Sustainable Amazonian Landscapes

Date: 01/2015 to 01/2019
Location: Peru, Colombia

Peru and Colombia, which encompass 23% of the Amazon rainforest, are committed to reducing net losses of their natural forests to zero as well as to designing national action plans for mitigating and adapting to climate change. In order for the two countries to meet these commitments, they urgently need to identify agricultural systems of proven effectiveness for increasing carbon sinks, protecting endangered forests, enhancing the adaptation capacity of local communities to climate change, and improving agricultural productivity. CIAT has embarked on a project aimed at assessing options at two sites – Loreto (Peru) and Caquetá (Colombia) – which were chosen due to their high rates of deforestation (associated with cattle ranching, expansion of commercial agriculture, reduction in the productive capacity of the soil, and road building) and because local policymakers show strong interest in reversing land degradation. The project’s goal is to provide national environmental authorities and local farmers in Colombia and Peru with science-based evidence that will enhance their capacity to mitigate and adapt to climate change, while enhancing ecosystem services and socio-economic benefits for farmers.

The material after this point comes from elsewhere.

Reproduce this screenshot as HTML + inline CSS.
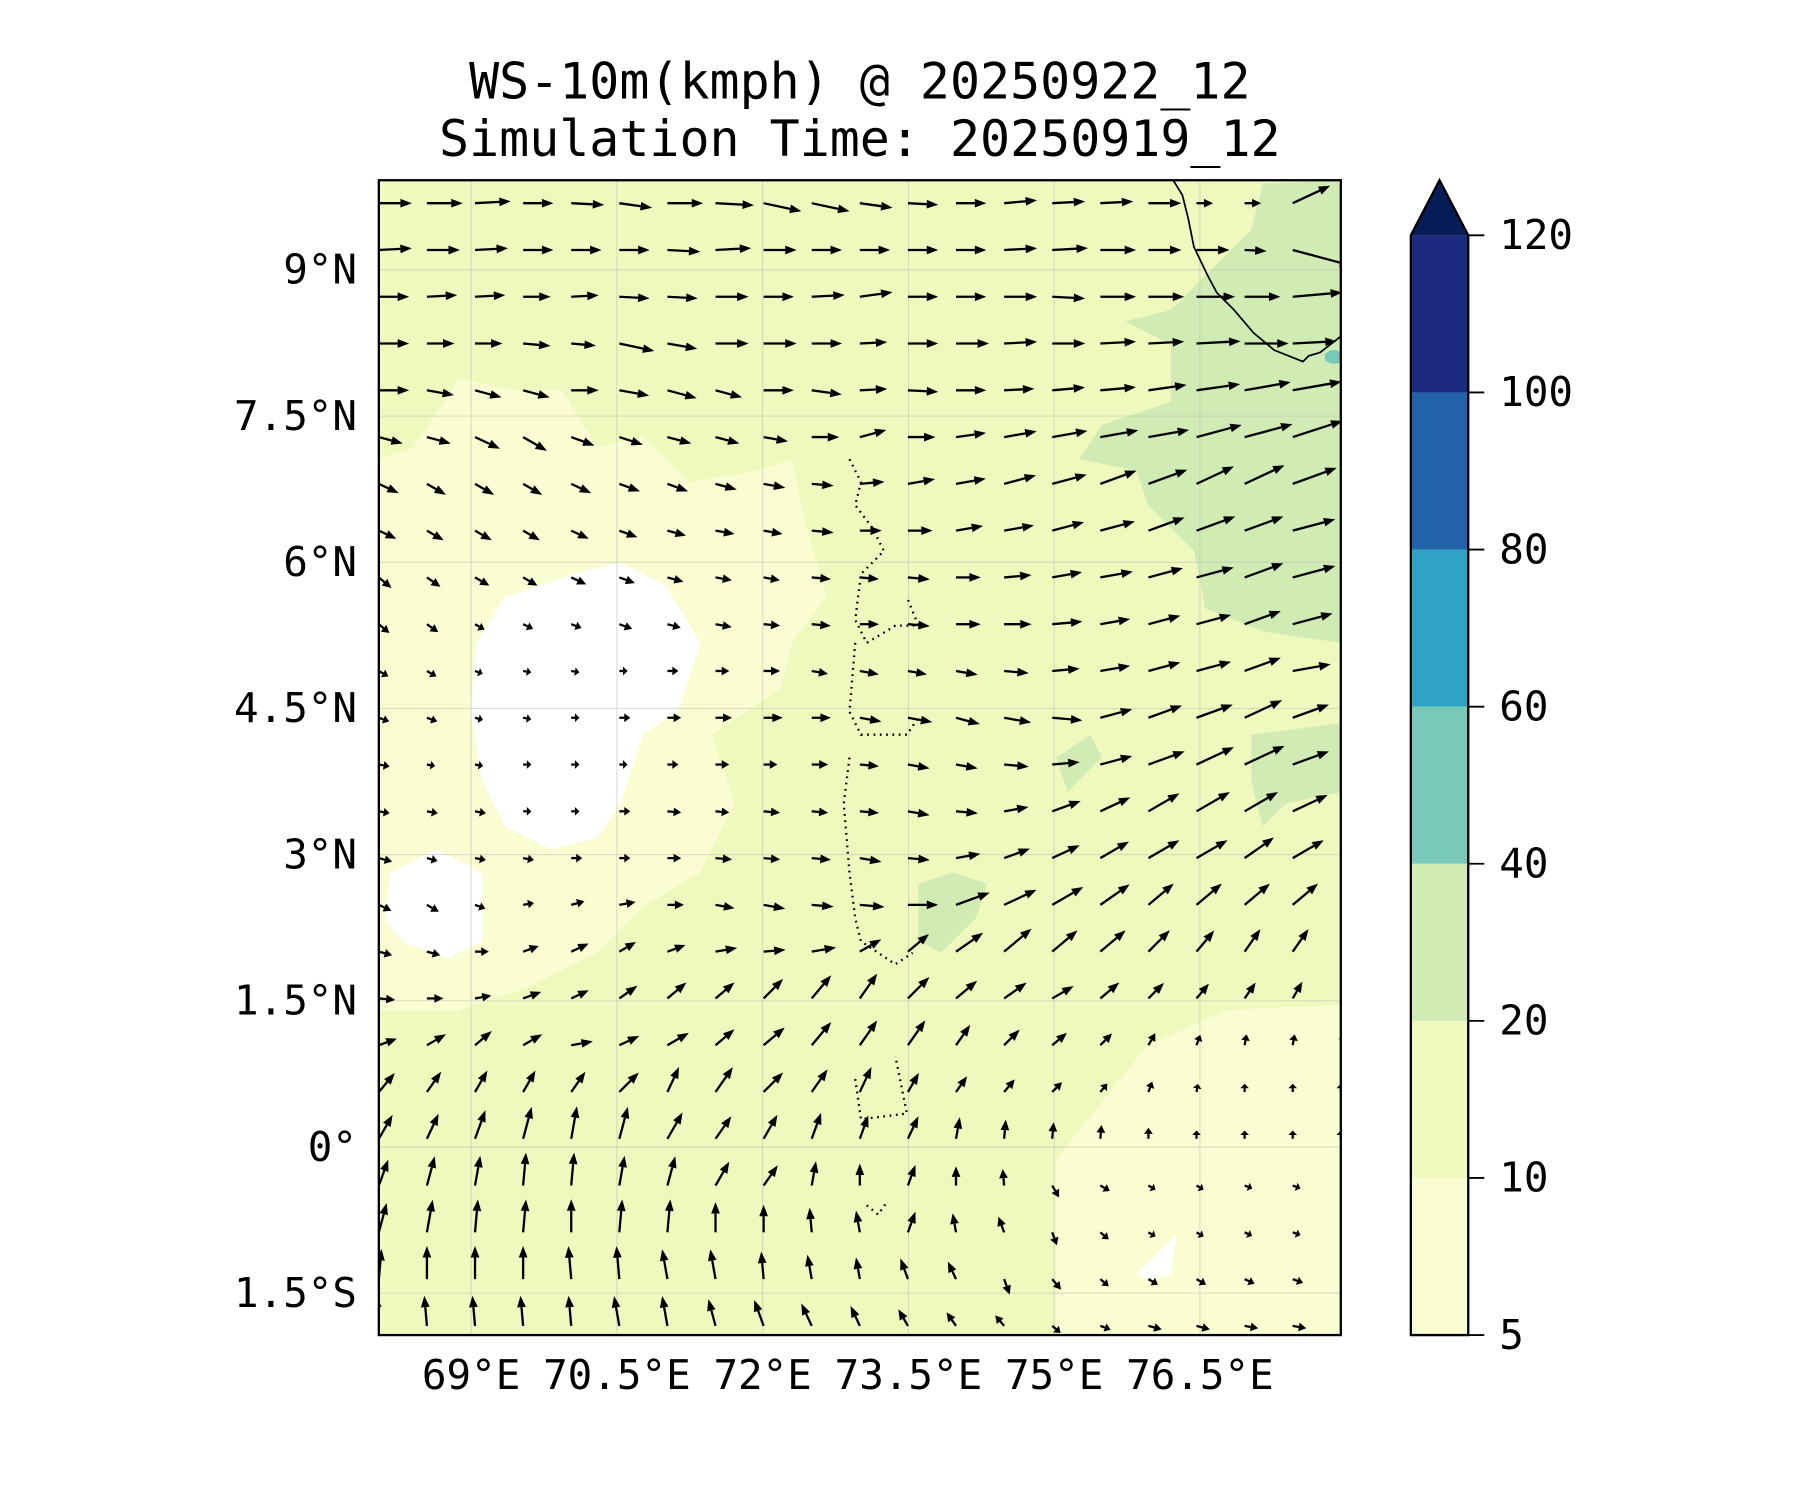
<!DOCTYPE html>
<html><head><meta charset="utf-8"><style>html,body{margin:0;padding:0;background:#fff}svg{display:block}text{font-family:"DejaVu Sans Mono","Liberation Mono",monospace;fill:#000}</style></head>
<body>
<svg id="chart" width="1800" height="1500" viewBox="0 0 1568 1306.67" xmlns="http://www.w3.org/2000/svg">
<text x="749" y="86" font-size="43.5" text-anchor="middle">WS-10m(kmph) @ 20250922_12</text>
<text x="749" y="136" font-size="43.5" text-anchor="middle">Simulation Time: 20250919_12</text>
<defs><clipPath id="pc"><rect x="330" y="157" width="838" height="1006"/></clipPath></defs>
<g id="map" clip-path="url(#pc)">
<rect x="330" y="157" width="838" height="1006" fill="#eff9bd"/>
<path fill="#fafdd1" d="M330,400 L360,390 L400,330 L450,340 L490,340 L520,390 L560,380 L600,420 L660,410 L690,400 L700,450 L720,520 L690,560 L680,600 L620,640 L640,700 L610,760 L560,790 L520,830 L460,860 L400,880 L330,880Z"/>
<path fill="#fafdd1" d="M920,1163 L920,1010 L960,960 L1000,910 L1070,880 L1168,875 L1168,1163Z"/>
<path fill="#ffffff" d="M415,560 L440,520 L500,500 L540,490 L580,510 L610,560 L590,620 L560,640 L540,700 L520,730 L480,740 L440,720 L420,680 L410,620Z M340,760 L380,740 L420,760 L420,820 L390,835 L350,820 L335,800Z M990,1110 L1010,1090 L1025,1075 L1020,1110 L1000,1115Z"/>
<path fill="#d0ecb4" d="M980,280 L1020,270 L1090,200 L1100,160 L1168,157 L1168,560 L1100,550 L1050,530 L1040,480 L1000,440 L990,410 L940,400 L960,370 L1020,350 L1020,300Z M1090,640 L1168,630 L1168,690 L1120,700 L1100,720 L1090,680Z M800,770 L830,760 L860,770 L850,800 L820,830 L800,820Z M920,660 L950,640 L960,660 L930,690Z"/>
<ellipse cx="1162" cy="311" rx="8" ry="6" fill="#79c9bb"/>
<g id="grid" stroke="#bbb" stroke-width="0.8" opacity="0.6"></g>
<path fill="none" stroke="#000" stroke-width="1.5" d="M1022,157 L1030,170 L1035,190 L1040,215 L1052,240 L1060,255 L1075,270 L1092,290 L1110,305 L1135,315 L1140,310 L1150,307 L1168,293"/>
<path fill="none" stroke="#000" stroke-width="2" stroke-dasharray="1.5,4" d="M740,400 L750,420 L745,440 L760,460 L770,480 L750,500 L745,540 L755,560 L780,545 L800,545 L790,520 M745,560 L740,620 L750,640 L790,640 L800,625 M740,660 L735,700 L740,760 L745,800 L750,820 L780,840 L795,830 M745,940 L750,975 L790,970 L780,920 M755,1050 L765,1058 L772,1048"/>
<g id="arrows"></g>
</g>
<rect x="330" y="157" width="838" height="1006" fill="none" stroke="#000" stroke-width="2"/>
<g id="axes"></g>
<g id="cbar"></g>
</svg>
<script>
const NS="http://www.w3.org/2000/svg";
const latTicks=[9,7.5,6,4.5,3,1.5,0,-1.5];
const latLabels=["9°N","7.5°N","6°N","4.5°N","3°N","1.5°N","0°","1.5°S"];
const lonTicks=[69,70.5,72,73.5,75,76.5];
const lonLabels=["69°E","70.5°E","72°E","73.5°E","75°E","76.5°E"];
const cbLevels=[5,10,20,40,60,80,100,120];
const cbColors=["#fafdd1","#eff9bd","#d0ecb4","#79c9bb","#2ea3c4","#2262a8","#1c2b7f"];
const cbExtendColor="#081d58";
const windDir=[
[0,0,3,0,-3,-8,0,-3,-12,-12,-8,-3,0,5,3,3,0,0,0,25,0],
[3,0,3,0,0,0,-3,3,0,0,0,0,0,3,3,0,0,0,-3,-15,10],
[0,3,3,0,3,-3,-3,0,0,3,8,0,0,0,-3,0,0,0,0,5,0],
[0,0,0,-5,-5,-12,-10,0,0,0,3,0,0,3,0,3,3,3,0,3,20],
[0,-10,-15,-15,0,-10,-15,-15,0,-8,3,-3,0,3,5,5,8,8,10,10,10],
[-15,-15,-25,-30,-20,-18,-15,-15,-10,0,15,0,8,10,10,10,10,15,15,18,15],
[-25,-30,-30,-30,-25,-20,-20,-15,-10,-5,5,10,10,15,15,20,20,25,25,20,10],
[-25,-30,-30,-30,-25,-20,-15,-10,-10,-5,0,0,10,10,15,15,20,20,20,15,10],
[-40,-35,-30,-30,-25,-20,-15,-10,-10,-5,-5,-5,0,5,10,10,15,15,20,15,15],
[-40,-35,-30,-25,-20,-20,-15,-10,-5,-5,0,-5,0,0,5,10,15,15,20,15,20],
[-30,-30,-20,-10,-10,0,0,0,0,-10,-10,-10,-10,-5,5,10,15,15,20,10,5],
[-20,-20,-15,-10,0,0,0,0,0,0,-10,-10,-15,-10,-5,15,20,20,25,20,20],
[-10,-10,-10,0,0,0,0,0,0,0,-5,-10,-10,-5,5,15,20,25,25,20,25],
[-10,-10,-10,0,0,0,-5,-5,-5,-5,-5,-10,-5,10,20,25,30,30,30,25,30],
[-15,-15,-10,-10,0,0,0,-5,-5,-5,-10,-5,10,20,25,30,30,30,35,30,40],
[-25,-30,-20,10,15,10,0,-10,-10,-5,-5,0,20,25,30,35,40,40,40,40,45],
[-15,-15,0,20,25,30,20,10,5,10,30,40,35,40,40,40,45,50,55,55,45],
[-5,0,10,20,25,35,40,40,45,50,55,45,40,35,30,40,45,50,55,60,45],
[20,30,40,30,10,25,30,40,40,50,55,55,55,45,40,45,60,70,80,80,70],
[50,55,60,60,55,45,65,55,45,55,65,60,55,50,45,50,70,80,90,90,90],
[60,65,70,75,80,75,60,55,60,70,70,65,80,85,85,85,90,90,90,90,90],
[70,75,80,85,85,80,75,60,55,80,90,70,90,95,-60,-30,-30,-30,-20,-20,-10],
[75,80,85,85,90,85,85,90,90,95,100,70,100,110,-70,-40,-30,-30,-25,-20,-20],
[85,90,90,90,95,95,100,100,95,100,100,110,115,-70,-50,-40,-30,-30,-25,-20,-20],
[95,95,95,95,95,100,100,105,110,115,115,120,125,130,-40,-20,-15,-15,-10,-10,-10]];
const windSpd=[
[12,13,13,11,12,12,13,14,14,14,12,11,11,12,12,12,12,6,6,15,2],
[12,12,12,11,11,11,12,13,12,11,11,11,11,12,13,13,12,12,8,22,4],
[11,11,11,10,10,11,11,12,11,12,12,11,11,12,12,13,13,14,13,18,4],
[11,10,10,10,9,13,11,12,12,11,10,11,12,12,12,13,13,16,16,16,4],
[11,10,10,10,10,11,11,10,11,11,10,11,11,11,12,13,14,16,17,18,10],
[9,9,10,10,9,9,9,9,9,10,10,10,11,12,13,14,15,17,18,19,10],
[8,8,8,8,8,8,8,8,8,8,9,10,11,12,13,14,15,15,16,17,10],
[7,7,7,7,7,7,7,7,7,8,8,9,10,11,12,13,14,15,15,16,8],
[6,6,6,6,6,6,6,6,6,7,7,8,9,10,11,12,13,14,15,16,8],
[5,5,4,4,4,5,5,6,6,7,7,8,9,10,11,11,12,13,14,15,8],
[4,4,3,3,3,3,4,5,6,6,7,7,8,9,10,11,12,13,14,14,8],
[4,4,3,3,3,4,5,6,7,7,8,9,9,10,11,12,13,14,15,14,8],
[4,3,3,3,3,3,4,5,5,6,7,8,8,9,10,12,14,15,16,14,8],
[4,4,4,3,3,4,5,5,6,6,7,8,8,9,11,12,13,14,14,14,8],
[5,4,4,4,4,4,5,6,6,7,8,8,9,10,11,12,13,13,13,13,8],
[5,5,4,4,5,6,6,7,8,8,9,11,13,13,13,13,12,12,12,12,10],
[5,5,5,6,7,7,7,8,8,9,9,10,12,13,12,12,11,10,10,10,10],
[6,6,6,7,7,8,9,9,10,11,11,11,10,10,9,9,8,7,7,7,7],
[7,8,8,8,8,8,9,9,10,11,11,11,9,8,7,6,5,4,4,4,4],
[9,9,9,9,9,10,10,11,10,10,10,8,7,6,5,4,4,3,3,3,3],
[10,10,11,12,12,12,11,10,10,10,9,9,8,7,6,5,4,3,3,3,3],
[10,11,11,12,12,11,11,10,9,9,8,8,7,6,5,4,3,3,3,3,3],
[11,12,12,12,12,12,12,11,10,9,8,8,7,6,5,4,3,3,3,3,3],
[11,12,12,12,12,12,11,11,10,9,8,8,7,6,5,4,4,4,4,4,4],
[11,11,11,11,11,11,11,10,10,9,8,7,6,5,4,4,5,5,5,5,5]];

const X0=330,X1=1168,Y0=157,Y1=1163;
const lonMin=68.05,lonMax=77.95,latMin=-1.93,latMax=9.92;
const xS=lon=>X0+(lon-lonMin)/(lonMax-lonMin)*(X1-X0);
const yS=lat=>Y1-(lat-latMin)/(latMax-latMin)*(Y1-Y0);
function mk(tag,attrs,parent){const e=document.createElementNS(NS,tag);for(const k in attrs)e.setAttribute(k,attrs[k]);parent.appendChild(e);return e;}

const grid=document.getElementById('grid');
latTicks.forEach(t=>{const l=mk('line',{x1:X0,x2:X1,y1:yS(t),y2:yS(t)},grid);

});
lonTicks.forEach(t=>{const l=mk('line',{x1:xS(t),x2:xS(t),y1:Y0,y2:Y1},grid);

});

const axes=document.getElementById('axes');
latTicks.forEach((t,i)=>{const e=mk('text',{x:311,y:yS(t)+12,'font-size':35.6,'text-anchor':'end'},axes);e.textContent=latLabels[i];

});
lonTicks.forEach((t,i)=>{const e=mk('text',{x:xS(t),y:1210,'font-size':35.6,'text-anchor':'middle'},axes);e.textContent=lonLabels[i];

});

const ag=document.getElementById('arrows');
const nR=windDir.length,nC=windDir[0].length;
const colStep=(X1-X0)/(nC-1),rowTop=177,rowStep=(1155-177)/(nR-1);
const lenScale=2.4;
for(let r=0;r<nR;r++)for(let c=0;c<nC;c++){
 const x=X0+c*colStep,y=rowTop+r*rowStep;
 const a=windDir[r][c]*Math.PI/180,L=windSpd[r][c]*lenScale;
 const dx=Math.cos(a),dy=-Math.sin(a);
 const hl=Math.min(10,L*0.55),hw=3.8;
 const ex=x+dx*L,ey=y+dy*L,bx=ex-dx*hl,by=ey-dy*hl;
 const g=mk('g',{},ag);
 
 
 mk('line',{x1:x,y1:y,x2:bx,y2:by,stroke:'#000','stroke-width':2},g);
 mk('polygon',{points:`${ex},${ey} ${bx-dy*hw},${by+dx*hw} ${bx+dy*hw},${by-dx*hw}`,fill:'#000'},g);
}

const cb=document.getElementById('cbar');
const CX0=1229,CX1=1279,CB0=1163,CB1=205;
const cy=i=>CB0-i*(CB0-CB1)/(cbLevels.length-1);
cbColors.forEach((col,i)=>{const r=mk('rect',{x:CX0,y:cy(i+1),width:CX1-CX0,height:cy(i)-cy(i+1),fill:col},cb);

});
const tri=mk('polygon',{points:`${CX0},${CB1} ${(CX0+CX1)/2},157 ${CX1},${CB1}`,fill:cbExtendColor},cb);


mk('path',{d:`M${CX0},${CB0} L${CX0},${CB1} L${(CX0+CX1)/2},157 L${CX1},${CB1} L${CX1},${CB0}Z`,fill:'none',stroke:'#000','stroke-width':2},cb);
cbLevels.forEach((v,i)=>{mk('line',{x1:CX1,x2:CX1+14,y1:cy(i),y2:cy(i),stroke:'#000','stroke-width':1.6},cb);
 const t=mk('text',{x:1306,y:cy(i)+12,'font-size':35.6},cb);t.textContent=v;
 
 });
</script>
</body></html>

Project scientists will collect field data, engage with farmers using participatory approaches, model the potential impacts of climate change on crops and ecosystem services, and analyze national development pathways and their implications for the transformation of selected landscapes. Through this research, the project will help determine to what extent:

  • Mitigation options also better enable communities to adapt to climate change.
  • Agricultural systems contribute to the conservation and sustainability of landscapes.
  • Sustainability can be quantified through indicators based on scientific evidence as well as local perceptions and this, in turn, facilitates dialog with policy makers.